I've spent 20 years in a technical field, providing consultancy support and guidance to clients. I joined a large consultancy provider a few years ago, but there was a sort of restructure and I was slotted into a new role.
The idea was that instead of supplying the consultancy services myself directly, I would be in a "strategic" role where I would establish a prospective clients needs, then be responsible for distributing the tasks down through our team if they signed up to the service.
But the senior management team used various external management and business consultants to devise an enhanced proposition and attract new clients, and far from discussing and distributing services according to defined requirements, I find myself caught up in lengthy, wanky "workshops" and "discovery meetings" where I'm supposed to lead a pitch on all possible services - including areas like software in which I have little knowledge - use techniques to convince a prospect that they have a gap and a risk, and then sell them services to resolve it.
I mean, that's just bloody sales surely?
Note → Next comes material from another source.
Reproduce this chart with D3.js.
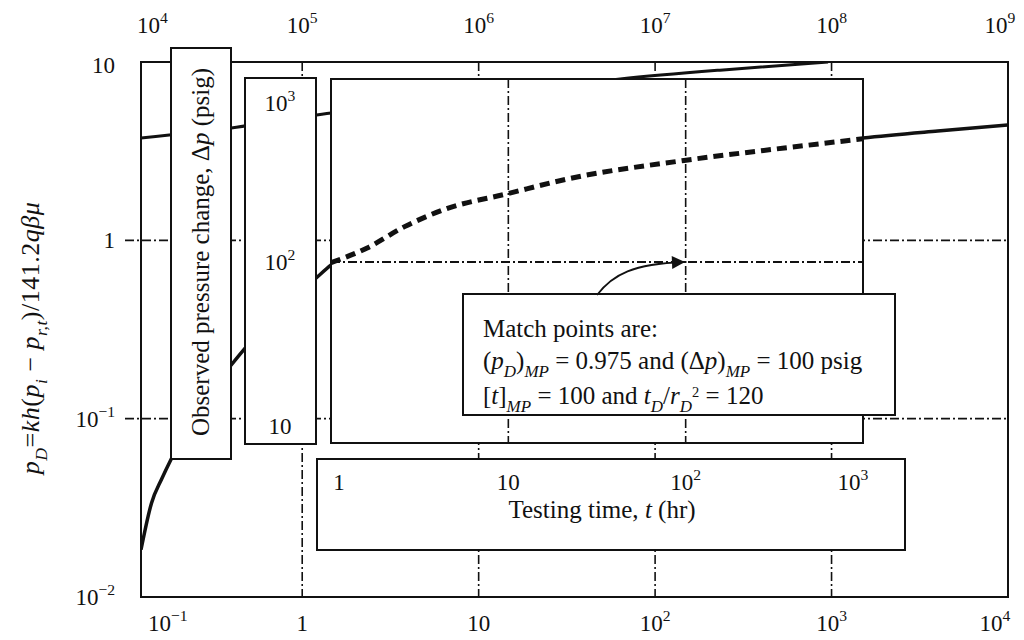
<!DOCTYPE html>
<html>
<head>
<meta charset="utf-8">
<title>Type curve match</title>
<style>
body { margin: 0; background: #fff; }
text { font-family: "Liberation Serif", "DejaVu Serif", serif; fill: #111; }
</style>
</head>
<body>
<script src="https://cdnjs.cloudflare.com/ajax/libs/d3/7.8.5/d3.min.js"></script>
<script>
'use strict'

const W = 1024
const H = 640

// main axes: tD/rD^2 (bottom), tD (top), pD (left)
const bottomTicks = [0.1, 1, 10, 100, 1000, 10000]
const bottomLabels = [['10', '−1'], ['1', ''], ['10', ''], ['10', '2'], ['10', '3'], ['10', '4']]
const topTicks = [1e4, 1e5, 1e6, 1e7, 1e8, 1e9]
const topLabels = [['10', '4'], ['10', '5'], ['10', '6'], ['10', '7'], ['10', '8'], ['10', '9']]
const leftTicks = [10, 1, 0.1, 0.01]
const leftLabels = [['10', ''], ['1', ''], ['10', '−1'], ['10', '−2']]
const gridT = [1, 10, 100, 1000]
const gridPD = [1, 0.1]

// type curves (tD/rD^2, pD)
const typeT = [0.122, 0.14, 0.16, 0.181, 0.25, 0.396, 0.475, 0.7, 1.2, 1.46, 3, 14.5, 50, 146, 500, 1507, 4000, 10000]
const typePD = [0.0184, 0.0337, 0.046, 0.0594, 0.105, 0.2, 0.249, 0.38, 0.615, 0.728, 1.0, 1.73, 2.3, 2.75, 3.3, 3.75, 4.1, 4.43]
const upperT = [0.122, 0.396, 1.46, 6.9, 63.4, 233, 955]
const upperPD = [3.75, 4.27, 5.18, 6.12, 8.03, 9.0, 10]

// overlay (tracing paper): observed data, t in hr, dp in psig
const obsT = [1, 1.6, 2.6, 4.4, 9.9, 22, 98, 360, 1000]
const obsDp = [99, 120, 158, 198, 242, 294, 372, 437, 492]
const overlayTTicks = [1, 10, 100, 1000]
const overlayTLabels = [['1', ''], ['10', ''], ['10', '2'], ['10', '3']]
const overlayDpTicks = [1000, 100, 10]
const overlayDpLabels = [['10', '3'], ['10', '2'], ['10', '']]
const overlayGridT = [10, 100]
const overlayGridDp = [100]

// match point
const mpPD = 0.975
const mpDp = 100
const mpT = 100
const mpTD = 120

const svg = d3.select('body').append('svg')
  .attr('width', W)
  .attr('height', H)

// scales
const x = d3.scaleLog().domain([0.122, 1e4]).range([141, 1008])
const xTop = d3.scaleLog().domain([0.122e5, 1e9]).range(x.range())
const y = d3.scaleLog().domain([0.01, 10]).range([597, 62])
const xo = d3.scaleLog().domain([1, 1000]).range([331, 863])
const yo = d3.scaleLog().domain([10, 1000]).range([440, 84])

const [fx0, fx1] = x.range()
const [fy1, fy0] = y.range()

// clip paths
const defs = svg.append('defs')
defs.append('clipPath').attr('id', 'frameClip')
  .append('rect').attr('x', fx0).attr('y', fy0).attr('width', fx1 - fx0).attr('height', fy1 - fy0)
const innerBox = { x0: xo(1), x1: xo(1000), y0: 79, y1: 443 }
defs.append('clipPath').attr('id', 'innerClip')
  .append('rect').attr('x', innerBox.x0).attr('y', innerBox.y0)
  .attr('width', innerBox.x1 - innerBox.x0).attr('height', innerBox.y1 - innerBox.y0)
defs.append('marker').attr('id', 'arrow')
  .attr('viewBox', '0 0 10 10').attr('refX', 9).attr('refY', 5)
  .attr('markerUnits', 'userSpaceOnUse').attr('markerWidth', 18).attr('markerHeight', 13)
  .attr('orient', 'auto')
  .append('path').attr('d', 'M0,0 L10,5 L0,10 z').attr('fill', '#111')

const dashDot = '9,3,2,3'

// helper: text with sub/superscripts
function rich(sel, parts, size) {
  let shift = 0
  parts.forEach(p => {
    const target = p.sub ? size * 0.3 : p.sup ? -size * (p.lo ? 0.3 : 0.42) : 0
    const ts = sel.append('tspan').text(p.t).attr('dy', target - shift)
    if (p.i) ts.attr('font-style', 'italic')
    if (p.sub || p.sup) ts.attr('font-size', size * (p.lo ? 0.58 : 0.68))
    if (p.dx) ts.attr('dx', p.dx)
    shift = target
  })
  return sel
}

function powLabel(g, px, py, lab, anchor, size) {
  const t = g.append('text')
    .attr('x', px).attr('y', py)
    .attr('text-anchor', anchor)
    .attr('font-size', size)
  const parts = [{ t: lab[0] }]
  if (lab[1]) parts.push({ t: lab[1], sup: true })
  return rich(t, parts, size)
}

// main grid (dash-dot)
svg.append('g').selectAll('line')
  .data(gridT)
  .enter().append('line')
  .attr('x1', d => x(d)).attr('x2', d => x(d))
  .attr('y1', fy0).attr('y2', fy1)
  .attr('stroke', '#111').attr('stroke-width', 1.6)
  .attr('stroke-dasharray', dashDot)

svg.append('g').selectAll('line')
  .data(gridPD)
  .enter().append('line')
  .attr('x1', fx0 - 16).attr('x2', fx1)
  .attr('y1', d => y(d)).attr('y2', d => y(d))
  .attr('stroke', '#111').attr('stroke-width', 1.6)
  .attr('stroke-dasharray', dashDot)

// frame
svg.append('rect')
  .attr('x', fx0).attr('y', fy0)
  .attr('width', fx1 - fx0).attr('height', fy1 - fy0)
  .attr('fill', 'none').attr('stroke', '#111').attr('stroke-width', 2)

// type curves
const mainLine = d3.line()
  .x(d => x(d[0]))
  .y(d => y(d[1]))
  .curve(d3.curveMonotoneX)

svg.append('path')
  .datum(d3.zip(typeT, typePD))
  .attr('d', mainLine)
  .attr('clip-path', 'url(#frameClip)')
  .attr('fill', 'none').attr('stroke', '#111').attr('stroke-width', 3.5)

svg.append('path')
  .datum(d3.zip(upperT, upperPD))
  .attr('d', mainLine)
  .attr('clip-path', 'url(#frameClip)')
  .attr('fill', 'none').attr('stroke', '#111').attr('stroke-width', 3)

// white overlay boxes
const boxes = [
  { x0: 171, x1: 231, y0: 48, y1: 459 },                      // dp title
  { x0: 245, x1: 316, y0: innerBox.y0 - 1, y1: innerBox.y1 + 1 }, // dp ticks
  innerBox,                                                   // data area
  { x0: 317, x1: 905, y0: 459, y1: 550 }                      // time axis
]
svg.append('g').selectAll('rect')
  .data(boxes)
  .enter().append('rect')
  .attr('x', d => d.x0).attr('y', d => d.y0)
  .attr('width', d => d.x1 - d.x0).attr('height', d => d.y1 - d.y0)
  .attr('fill', '#fff').attr('stroke', '#111').attr('stroke-width', 2)

// overlay grid
const og = svg.append('g').attr('clip-path', 'url(#innerClip)')
og.selectAll('line.v')
  .data(overlayGridT)
  .enter().append('line')
  .attr('x1', d => xo(d)).attr('x2', d => xo(d))
  .attr('y1', innerBox.y0).attr('y2', innerBox.y1)
  .attr('stroke', '#111').attr('stroke-width', 1.6)
  .attr('stroke-dasharray', dashDot)
og.selectAll('line.h')
  .data(overlayGridDp)
  .enter().append('line')
  .attr('x1', innerBox.x0).attr('x2', innerBox.x1)
  .attr('y1', d => yo(d)).attr('y2', d => yo(d))
  .attr('stroke', '#111').attr('stroke-width', 1.8)
  .attr('stroke-dasharray', dashDot)

// observed data (dashed)
const obsLine = d3.line()
  .x(d => xo(d[0]))
  .y(d => yo(d[1]))
  .curve(d3.curveMonotoneX)
og.append('path')
  .datum(d3.zip(obsT, obsDp))
  .attr('d', obsLine)
  .attr('fill', 'none').attr('stroke', '#111').attr('stroke-width', 5)
  .attr('stroke-dasharray', '10,6')

// match box
const mb = { x0: 463, x1: 895, y0: 294, y1: 415 }
svg.append('rect')
  .attr('x', mb.x0).attr('y', mb.y0)
  .attr('width', mb.x1 - mb.x0).attr('height', mb.y1 - mb.y0)
  .attr('fill', '#fff').attr('stroke', '#111').attr('stroke-width', 2)

const fs = 25
svg.append('text').attr('x', mb.x0 + 20).attr('y', mb.y0 + 43).attr('font-size', fs)
  .text('Match points are:')
rich(svg.append('text').attr('x', mb.x0 + 20).attr('y', mb.y0 + 75).attr('font-size', fs), [
  { t: '(' }, { t: 'p', i: 1 }, { t: 'D', i: 1, sub: 1 }, { t: ')' }, { t: 'MP', i: 1, sub: 1 },
  { t: ' = ' + mpPD + ' and (Δ' }, { t: 'p', i: 1 }, { t: ')' }, { t: 'MP', i: 1, sub: 1 },
  { t: ' = ' + mpDp + ' psig' }
], fs)
rich(svg.append('text').attr('x', mb.x0 + 20).attr('y', mb.y0 + 110).attr('font-size', fs), [
  { t: '[' }, { t: 't', i: 1 }, { t: ']' }, { t: 'MP', i: 1, sub: 1 },
  { t: ' = ' + mpT + ' and ' }, { t: 't', i: 1 }, { t: 'D', i: 1, sub: 1 }, { t: '/' },
  { t: 'r', i: 1 }, { t: 'D', i: 1, sub: 1 }, { t: '2', sup: 1, lo: 1 }, { t: ' = ' + mpTD }
], fs)

// arrow to match point
const ax = xo(mpT) - 2
const ay = yo(mpDp)
svg.append('path')
  .attr('d', `M${mb.x0 + 134},${mb.y0 + 1} C${mb.x0 + 150},${ay + 12} ${ax - 50},${ay + 2} ${ax},${ay}`)
  .attr('fill', 'none').attr('stroke', '#111').attr('stroke-width', 1.8)
  .attr('marker-end', 'url(#arrow)')

// main axis labels
const tickSize = 23
const gb = svg.append('g')
bottomTicks.forEach((v, i) => {
  if (v < x.domain()[0]) powLabel(gb, fx0 + 7, 631, bottomLabels[i], 'start', tickSize)
  else powLabel(gb, Math.min(x(v), fx1 - 13), 631, bottomLabels[i], 'middle', tickSize)
})
topTicks.forEach((v, i) => {
  if (v < xTop.domain()[0]) powLabel(gb, fx0 - 4, 33, topLabels[i], 'start', tickSize)
  else powLabel(gb, Math.min(xTop(v), fx1 - 8), 33, topLabels[i], 'middle', tickSize)
})
leftTicks.forEach((v, i) => {
  powLabel(gb, 115, y(v) + 8 + (v === 10 ? 3 : 0), leftLabels[i], 'end', tickSize)
})

// overlay axis labels
overlayDpTicks.forEach((v, i) => {
  const py = Math.min(Math.max(yo(v), innerBox.y0 + 24), innerBox.y1 - 17)
  powLabel(gb, 280, py + 8, overlayDpLabels[i], 'middle', tickSize)
})
overlayTTicks.forEach((v, i) => {
  const px = Math.min(Math.max(xo(v), innerBox.x0 + 8), innerBox.x1 - 10)
  powLabel(gb, px, 490, overlayTLabels[i], 'middle', tickSize)
})

// axis titles
svg.append('text')
  .attr('x', 602).attr('y', 518)
  .attr('text-anchor', 'middle').attr('font-size', fs)
  .call(s => rich(s, [{ t: 'Testing time, ' }, { t: 't', i: 1 }, { t: ' (hr)' }], fs))

svg.append('text')
  .attr('transform', 'translate(209,252) rotate(-90)')
  .attr('text-anchor', 'middle').attr('font-size', fs)
  .call(s => rich(s, [{ t: 'Observed pressure change, Δ' }, { t: 'p', i: 1 }, { t: ' (psig)' }], fs))

const ts = 26
svg.append('text')
  .attr('transform', 'translate(39,338) rotate(-90)')
  .attr('text-anchor', 'middle').attr('font-size', ts)
  .attr('letter-spacing', 0.5)
  .call(s => rich(s, [
    { t: 'p', i: 1 }, { t: 'D', i: 1, sub: 1 }, { t: '=' }, { t: 'kh', i: 1 }, { t: '(' },
    { t: 'p', i: 1 }, { t: 'i', i: 1, sub: 1 }, { t: ' − ' }, { t: 'p', i: 1 }, { t: 'r,t', i: 1, sub: 1 },
    { t: ')/141.2' }, { t: 'qβμ', i: 1 }
  ], ts))
</script>
</body>
</html>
I'm shit at sales, that's how come I ended up in technical. My excitement at the mini-promotion and a new challenge is fading fast, I HATE it. Worse than that, new guy has been recruited to the same role title as me, in a slightly different part of the same field, so we have 2 SMEs (me and him) - but he's got a much more significant sales and oversight background than me and I have to keep hearing from my manager how great he is (and he really is) and how much value he's bringing to the business.
I can't compete and my confidence is nose diving. I can't talk to my manager, he couldn't care less. I tried to look for my original job description today but I can't find it. I just feel miserable and worthless, I need to get my shit together.